Une enquête interne "contestable"
L'avocat de la victime conteste également cet argument de la "rapidité" invoqué par son confrère : "Ma cliente a été interrogée par l'administration un mois après le signalement des faits." Selon la direction de l'hôpital, une "enquête interne a été immédiatement ouverte" pour identifier les auteurs des faits. "Sur une vingtaine d'agents que compte le service, seulement quatre personnes ont été reçues par la direction, souligne Me Cabral, qui conteste "la forme et le fond" de cette enquête.
Depuis les deux agents incriminés ont également été entendus et la direction de l'hôpital leur a notifié qu'une procédure disciplinaire allait être engagée à leur encontre. Sans en préciser le délai ni la nature.
Depuis la médiatisation de cette affaire, Sandra subit des regards accusateurs de la part de certains de ses collègues.
"Ce sont deux personnes qui se baladent dans l’hôpital, qui la pointent du doigt et qui peuvent dire ce qu’ils veulent d'elle, souffle Josette Aatillah, secrétaire départementale de SUD-Santé-Sociaux 95-60, qui réclame une suspension des deux agents le temps de l'enquête interne. Ils sont en train de prospecter en qualifiant leurs actes de “blagues douteuses”, donc tous les agents vont se dire qu'ils ont le droit de faire la même chose."

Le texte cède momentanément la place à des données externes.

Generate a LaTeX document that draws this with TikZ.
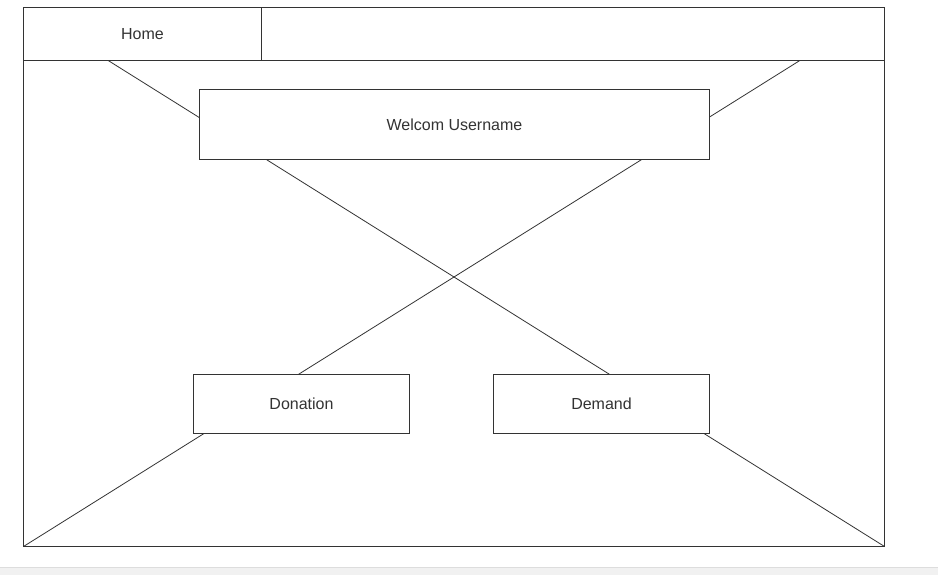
\documentclass[tikz,border=0pt]{standalone}
\usepackage{fontspec}
\setmainfont{Liberation Sans}
\definecolor{ink}{HTML}{333333}
\definecolor{barfill}{HTML}{F1F1F1}
\definecolor{barline}{HTML}{DDDDDD}
\begin{document}
\begin{tikzpicture}[x=1pt,y=-1pt,
  box/.style={draw=ink,fill=white,line width=1pt,inner sep=0pt,outer sep=0pt,
    text=ink,font=\fontsize{16}{19}\selectfont,anchor=north west},
  wire/.style={draw=ink,line width=0.8pt}]
\useasboundingbox (0,0) rectangle (938,575);
\fill[barfill] (0,567) rectangle (938,575);
\draw[barline,line width=1pt] (0,567.5) -- (938,567.5);
\node[box,minimum width=861pt,minimum height=539pt] (frame) at (23.5,7.5) {};
\draw[wire] (frame.south west) -- (frame.north east);
\draw[wire] (frame.south east) -- (frame.north west);
\node[box,minimum width=238pt,minimum height=53pt] (home) at (23.5,7.5) {Home};
\node[box,minimum width=623pt,minimum height=53pt] (bar) at (261.5,7.5) {};
\node[box,minimum width=510pt,minimum height=70pt] (welcome) at (199.5,89.5) {Welcom Username};
\node[box,minimum width=216pt,minimum height=59pt] (donation) at (193.5,374.5) {Donation};
\node[box,minimum width=216pt,minimum height=59pt] (demand) at (493.5,374.5) {Demand};
\end{tikzpicture}
\end{document}
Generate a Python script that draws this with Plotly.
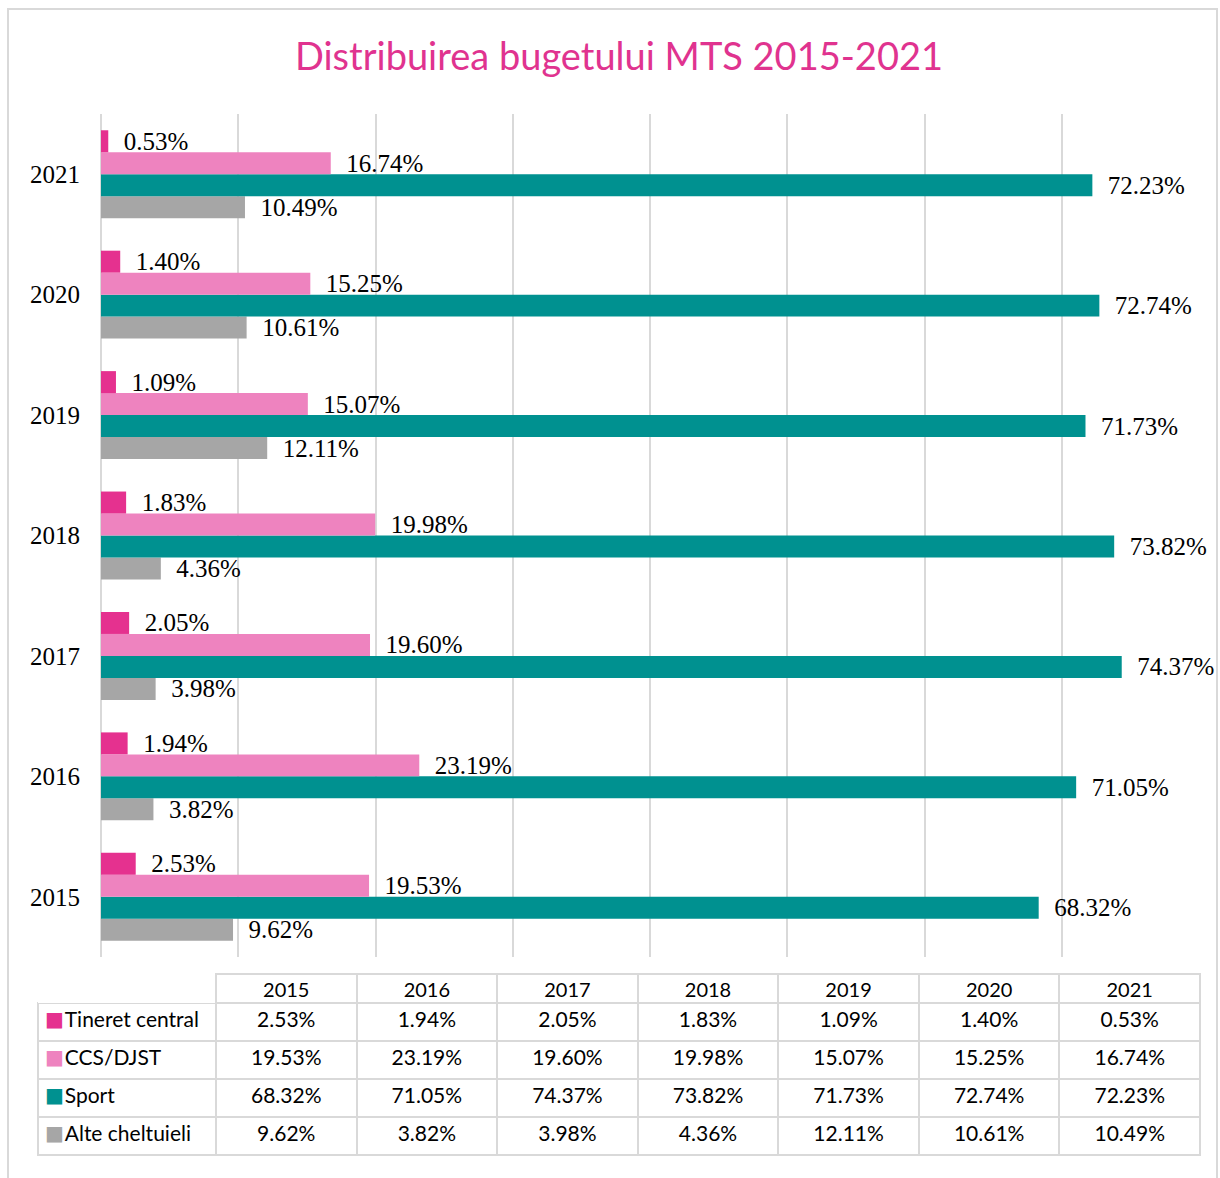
import plotly.graph_objects as go

# ---------------- data ----------------
years = ["2015", "2016", "2017", "2018", "2019", "2020", "2021"]
series_names = ["Tineret central", "CCS/DJST", "Sport", "Alte cheltuieli"]
tineret = [2.53, 1.94, 2.05, 1.83, 1.09, 1.40, 0.53]
ccs = [19.53, 23.19, 19.60, 19.98, 15.07, 15.25, 16.74]
sport = [68.32, 71.05, 74.37, 73.82, 71.73, 72.74, 72.23]
alte = [9.62, 3.82, 3.98, 4.36, 12.11, 10.61, 10.49]
title_text = "Distribuirea bugetului MTS 2015-2021"

colors = ["#E5318F", "#EE83BF", "#009190", "#A6A6A6"]
values = [tineret, ccs, sport, alte]

W, H = 1220, 1178
def px_x(x): return x / W
def px_y(y): return 1 - y / H

fig = go.Figure()

# bars: add in reverse so that Tineret is at top of each group
for name, vals, col in reversed(list(zip(series_names, values, colors))):
    fig.add_trace(go.Bar(
        y=years, x=vals, name=name, orientation="h",
        marker=dict(color=col, line=dict(width=0)),
        texttemplate="\u00a0\u00a0%{x:.2f}%",
        textposition="outside",
        textfont=dict(family="Liberation Serif", size=25, color="#000000"),
        constraintext="none",
        cliponaxis=False,
        showlegend=False,
        hoverinfo="skip",
    ))

grid = "#D9D9D9"
tbl_top, tbl_bottom = 974, 1160

# data table (non-breaking spaces keep each name on one line)
cols = [["\u00a0\u00a0\u00a0\u2009" + n.replace(" ", "\u00a0") for n in series_names]]
for i in range(len(years)):
    cols.append([f"{v[i]:.2f}%" for v in values])

fig.add_trace(go.Table(
    domain=dict(x=[px_x(38), px_x(1200)], y=[px_y(tbl_bottom), px_y(tbl_top)]),
    columnwidth=[178] + [140.6] * 7,
    header=dict(
        values=[""] + years,
        height=29,
        align="center",
        fill=dict(color="white"),
        line=dict(color=["rgba(0,0,0,0)"] + [grid] * 7, width=2),
        font=dict(family="Lato", size=20, color="#000000"),
    ),
    cells=dict(
        values=cols,
        height=38,
        align=["left"] + ["center"] * 7,
        fill=dict(color="white"),
        line=dict(color=grid, width=2),
        font=dict(family="Lato", size=21, color="#000000"),
    ),
))

# legend keys (coloured squares) overlaid on the first table column
fig.add_trace(go.Table(
    domain=dict(x=[px_x(37), px_x(65)], y=[px_y(tbl_bottom), px_y(tbl_top)]),
    columnwidth=[28],
    header=dict(values=[""], height=29, fill=dict(color="rgba(0,0,0,0)"),
                line=dict(color="rgba(0,0,0,0)", width=0),
                font=dict(family="Lato", size=20)),
    cells=dict(values=[["\u25A0"] * len(series_names)], height=38, align="left",
               fill=dict(color="rgba(0,0,0,0)"),
               line=dict(color="rgba(0,0,0,0)", width=0),
               font=dict(family="DejaVu Sans", size=20, color=[colors])),
))

fig.update_layout(
    width=W, height=H,
    margin=dict(l=0, r=0, t=0, b=0),
    paper_bgcolor="white", plot_bgcolor="white",
    barmode="group", bargap=0.27, bargroupgap=0,
    title=dict(text=title_text, x=619 / W, xanchor="center", y=px_y(57), yanchor="middle",
               font=dict(family="Lato", size=38, color="#E0338F")),
    xaxis=dict(domain=[px_x(101), px_x(1199)], range=[0, 80], dtick=10,
               showticklabels=False, showgrid=True, gridcolor=grid, gridwidth=2,
               zeroline=True, zerolinecolor=grid, zerolinewidth=2,
               showline=False, fixedrange=True),
    yaxis=dict(domain=[px_y(957), px_y(114)], type="category",
               categoryorder="array", categoryarray=years,
               showgrid=False, zeroline=False, showline=False, ticks="",
               ticklabelstandoff=20,
               tickfont=dict(family="Liberation Serif", size=25, color="#000000"),
               fixedrange=True),
    shapes=[dict(type="rect", xref="paper", yref="paper",
                 x0=px_x(8), x1=px_x(1217), y0=px_y(1190), y1=px_y(9),
                 line=dict(color=grid, width=2), fillcolor="rgba(0,0,0,0)", layer="below")],
)

fig.write_html("out.html", config={"displayModeBar": False},
               post_script="document.body.style.margin='0';")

Dans le cadre d'un référé liberté, le juge dispose de 48 heures pour statuer. La magistrate a cependant reporté la clôture de l'affaire, suite à l'envoi de nouveaux éléments. La juge devrait finalement rendre son ordonnance en début de semaine prochaine. Depuis notre rencontre, Sandra a été arrêtée par son médecin. Elle attend de savoir quelle suite administrative sera donnée à cette affaire, tout comme à sa plainte pour "harcèlement moral" déposée devant le tribunal.